IRELAND - The Aer Lingus pension deficit could be almost double the originally estimated shortfall, an unpublished report commissioned on behalf of the Irish state airline's unions warns.

Questioning the way consultancy firm Mercer arrived at the original €170m estimate, the nearly two-month old report by consultants Buck Heissmann says the pension hole could top €329m.

The report was commissioned by union advisors. The figure is significant, coming ahead of a planned sale of the airline.

Buck Heissmann declined to comment. It is understood Mercer refutes many of the points made in the Buck Heissmann report.

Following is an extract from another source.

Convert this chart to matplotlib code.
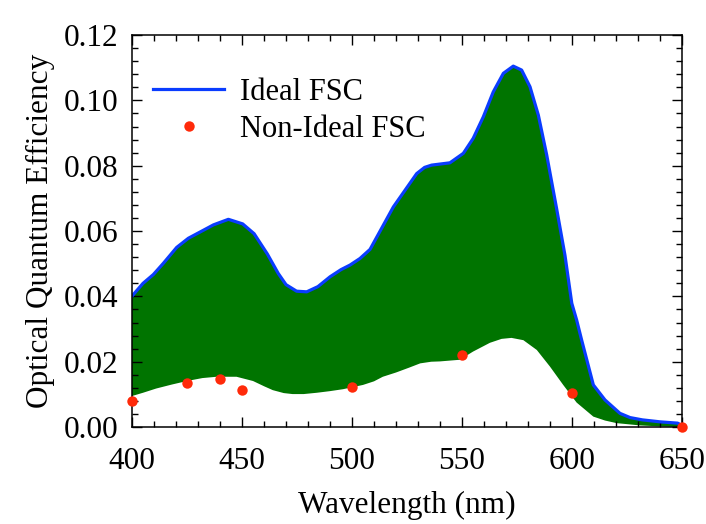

Fiona Daly, a former Buck Heissmann consultant who now runs her own firm Rubicon, said that a new report was commissioned to "ensure that the valuation that was placed on the liability would be satisfactory to the members of the pension scheme".

"Part of the issue may be that some of the benefits in the Aer Lingus pension scheme are discretionary, for example the scheme has discretionary pension increases, but they've typically always been granted," Daly said.

"I would imagine that it is possible that the unions wanted to have a valuation prepared assuming that the increases would be granted and perhaps the company had it valued without the increases because they are discretionary."

Aer Lingus unions and management negotiated a supplementary pension fund to make up the shortfall based on the estimated €170m, partly funded from the proceeds of the flotation.
However, how much will be needed to plug the pension hole depends on the size of the deficit.
Aer Lingus workers are asking why the report, which is dated August 2, has not been made available earlier.

The Services, Industrial, Professional and Technical Union's national industrial secretary Michael Halpenny denied suggestions that unions had suppressed the report and that members had been short-changed, the Irish public service broadcaster RTE reported.